Easter is coming in a few short weeks! As the non-Christian world grabs onto parts of our traditions, they still come up rather bunny-centric. Still, if you check your local listings, the Bible seems to be dusted off and handed to the network scheduling department this time of year. From the looks of some of their productions, it seems most just flipped through and looked at the pictures, where others seem to do a decent job of portraying the messages in an accurate way.

Now the first thing to realize is that movies are a different medium than a book. Things will have to be changed just to make the jump. On top of that, the Bible is not usually stories, but histories. Thus, to make a film, the story must be extracted from the history. With this in mind, a fun family night might be reading the Bible account and then watching the movie. (Sometimes we would do the Bible account over morning devotions beforehand .) Then we discussed what was changed and why. Most changes are made for dramatic interest, to simplify for a modern culture (like Moses’ 2 brothers in  Prince of Egypt: ). If there is going to be a problem with the changes, it’s often that they try to remove the supernatural from the story (“Peter and Paul” with Anthony Hopkins) or try to make God into the universal force for good in all men (“The Ten Commandments” with Charlton Heston).

I am always up for a well done Bible story, (I recommend Testament: The Bible in Animation) but moving toward the celebration of Jesus rising from the dead, you may want to focus on Jesus himself!

There are some very good films with Jesus; there are also some awful ones.

Of course The Passion of the Christ” is the obvious front runner. Picking up the story of Jesus in the Garden as he prays for the cup to be taken away, this is the struggle between the ultimate powers in the universe. Casting Jesus in the mode of sacrificial superhero, he battles to give up his life for the world, as Satan tries to stop the sacrifice. This is intermingled with flashbacks from Jesus’ life that become much more poignant when put in the framework of his death.

Then there is the Campus Crusade funded “Jesus Film” that goes almost word for word from the gospel of Luke. This is not as well done a film. It’s more a well done book on tape with nice pictures. (You can see the movie on line.)

Friends of mine who are now going to work for the “Jesus Film” ministry have just told me about the next development. The “Visual Translation” of the Jesus film will use the vocal tracks and then add all new music and sound effects for an anime version of the film. This new version is being headed up by director Barry Cook and you can see animatics of two of the scenes on their web pagehttp://whoishe.org/animationproject

I personally love The Miracle Maker“. This is the story of Jesus done by an amazing Russian Claymation team and an English group doing traditional animation used for flashbacks and whenever something spiritual (like the casting out of demons) happens. The story is sewn together by the struggles of a religious leader and his sick daughter. Will he let her suffer, or will he bring her to Jesus to be healed? This film spent months in the theaters in England . Here, it was shown once on ABC family before going to DVD; how sad.

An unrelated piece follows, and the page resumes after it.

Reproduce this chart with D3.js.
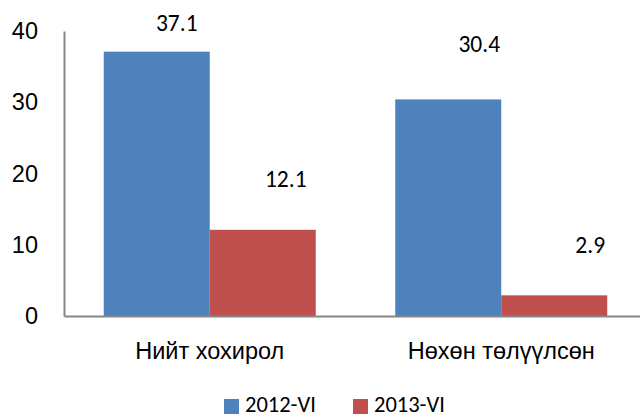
<!DOCTYPE html>
<html>
<head>
<meta charset="utf-8">
<script src="https://cdn.jsdelivr.net/npm/d3@7"></script>
<style>
  html, body { margin: 0; padding: 0; background: #fff; }
  svg { display: block; font-family: Carlito, "Liberation Sans", "Noto Sans", sans-serif; }
</style>
</head>
<body>
<script>
// Chart data
const categories = ["Нийт хохирол", "Нөхөн төлүүлсөн"];
const seriesNames = ["2012-VI", "2013-VI"];
const values2012 = [37.1, 30.4];
const values2013 = [12.1, 2.9];
const yTicks = [0, 10, 20, 30, 40];

// Excel kept its data labels in hand-placed spots; offsets from the bar top centre
const labelNudge = [[[20, -21], [23, -43]], [[31, -47], [36, -42]]];

const SVG_DIM = { W: 640, H: 417 };
const PLOT = { LEFT: 64, RIGHT: 647, TOP: 31, BOTTOM: 316 };
const COLORS = ["#4F81BD", "#C0504D"];
const AXIS_COLOR = "#868686";
const FONT_SIZE = 23.5;

const svg = d3.select("body")
  .append("svg")
  .attr("width", SVG_DIM.W)
  .attr("height", SVG_DIM.H);

const x0 = d3.scaleBand()
  .domain(categories)
  .range([PLOT.LEFT, PLOT.RIGHT])
  .paddingInner(0.2727)
  .paddingOuter(0.1364);

const x1 = d3.scaleBand()
  .domain(seriesNames)
  .range([0, x0.bandwidth()]);

const y = d3.scaleLinear()
  .domain([0, 40])
  .range([PLOT.BOTTOM, PLOT.TOP]);

// rows: one group per category
const rows = categories.map((c, i) => ({
  cat: c,
  vals: [values2012[i], values2013[i]]
}));

// y axis (only line + labels, no tick marks)
const yAxis = svg.append("g")
  .attr("transform", `translate(${PLOT.LEFT},0)`)
  .call(d3.axisLeft(y).tickValues(yTicks).tickSize(0).tickPadding(26).tickSizeOuter(0));
yAxis.select(".domain").attr("stroke", AXIS_COLOR).attr("stroke-width", 2);
yAxis.selectAll("text")
  .attr("font-size", FONT_SIZE)
  .attr("fill", "#000")
  .attr("font-family", null);

// bars
const groups = svg.selectAll("g.cat")
  .data(rows)
  .enter()
  .append("g")
  .attr("class", "cat")
  .attr("transform", (d) => `translate(${x0(d.cat)},0)`);

groups.selectAll("rect")
  .data((d) => d.vals.map((v, j) => ({ v, s: seriesNames[j], j })))
  .enter()
  .append("rect")
  .attr("x", (d) => x1(d.s))
  .attr("width", x1.bandwidth())
  .attr("y", (d) => y(d.v))
  .attr("height", (d) => y(0) - y(d.v))
  .attr("fill", (d) => COLORS[d.j]);

// data labels
groups.each(function (row, i) {
  d3.select(this).selectAll("text.val")
    .data(row.vals)
    .enter()
    .append("text")
    .attr("class", "val")
    .attr("x", (v, j) => x1(seriesNames[j]) + x1.bandwidth() / 2 + labelNudge[i][j][0])
    .attr("y", (v, j) => y(v) + labelNudge[i][j][1])
    .attr("text-anchor", "middle")
    .attr("font-size", FONT_SIZE)
    .text((v) => v.toFixed(1));
});

// x axis
const xAxis = svg.append("g")
  .attr("transform", `translate(0,${PLOT.BOTTOM})`)
  .call(d3.axisBottom(x0).tickSize(0).tickPadding(26).tickSizeOuter(0));
xAxis.select(".domain").attr("stroke", AXIS_COLOR).attr("stroke-width", 2);
xAxis.selectAll("text")
  .attr("font-size", FONT_SIZE)
  .attr("fill", "#000")
  .attr("font-family", null);

// legend
const legend = svg.append("g").attr("transform", "translate(224,399)");
const legendX = [0, 129];
const items = legend.selectAll("g")
  .data(seriesNames)
  .enter()
  .append("g")
  .attr("transform", (d, i) => `translate(${legendX[i]},0)`);
items.append("rect")
  .attr("width", 15)
  .attr("height", 15)
  .attr("fill", (d, i) => COLORS[i]);
items.append("text")
  .attr("x", 21)
  .attr("y", 13)
  .attr("font-size", 22.5)
  .text((d) => d);
</script>
</body>
</html>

You can now watch the Miracle Maker on line at Hulu.com

This may also be a good time to introduce your family to “Godspell: A Musical Based on the Gospel of St. Matthew .” This very quirky (read – “Weird”) offering from the 70’s has a group of thrift shop sheik hippies called out of the world of New York to act out the parables through the streets and monuments of the city that doesn’t sleep. They often move events to offer thematic continuity and artistic comment. At one point Jesus faces the “Pharisee Monster” who hits him with all the questions that are sprinkled throughout the gospels. This confrontation ends with an artistic representation of the cleansing of the temple. In the stage show the Resurrection is incorporated into the curtain call. Here we are told it will happen in the closing songs and then see New York go back to its life without taking notice of the gift it has been given. (There is also the unintentional irony of the song “All For The Best” and it’s big finial on the twin towers.)

Of course if 70’s hippy rock is not your thing; The Jesus story is narrated and serenaded by the Man in Black himself in Johnny Cash’s Gospel Road.

Taking one step away you have “Ben Hur”. Tied for having received the most Oscars ever, this swashbuckling Charlton Heston classic shows a man’s spiritual journey to forgiveness set against the backdrop of the Gospel story. This is a great movie for people who know the story of Jesus. You will see more of the story by filling in the blanks.

In “The Chronicles of Narnia: The Lion The Witch and the Wardrobe, ” we have Jesus interjected into a fantasy world . Here we see the sacrifice of Jesus illustrated in thematically graphic and personal terms. We can all relate to selling out all we should love for brief personal pleasure or “sweeties”. It is wonderful to see Jesus as Lord of everything, even the imagination of man, in the character of Aslan.

Finally , we can look at movies that offer us “types o f Christ.”A “ type” is a character that has their own story but , when you stand back from the details, you see the story of Jesus. In the Bible, characters like Joseph ( who is sacrificed by his family, and then goes on to become ruler and savior) and Jonah ( sent with a message to a foreign land, sacrificed, “resurrected” 3 days later to offer repentance) are types of Christ. Jesus even references Jonah as a type in Matthew 12:38-41 Matthew 16:4, and Luke 11:29-32 .

Fiction writers have also used the “type of Christ” to allow their story to point to Jesus. This is very popular with film makers. Just check out the trailer for the recent  “Superman Returns”.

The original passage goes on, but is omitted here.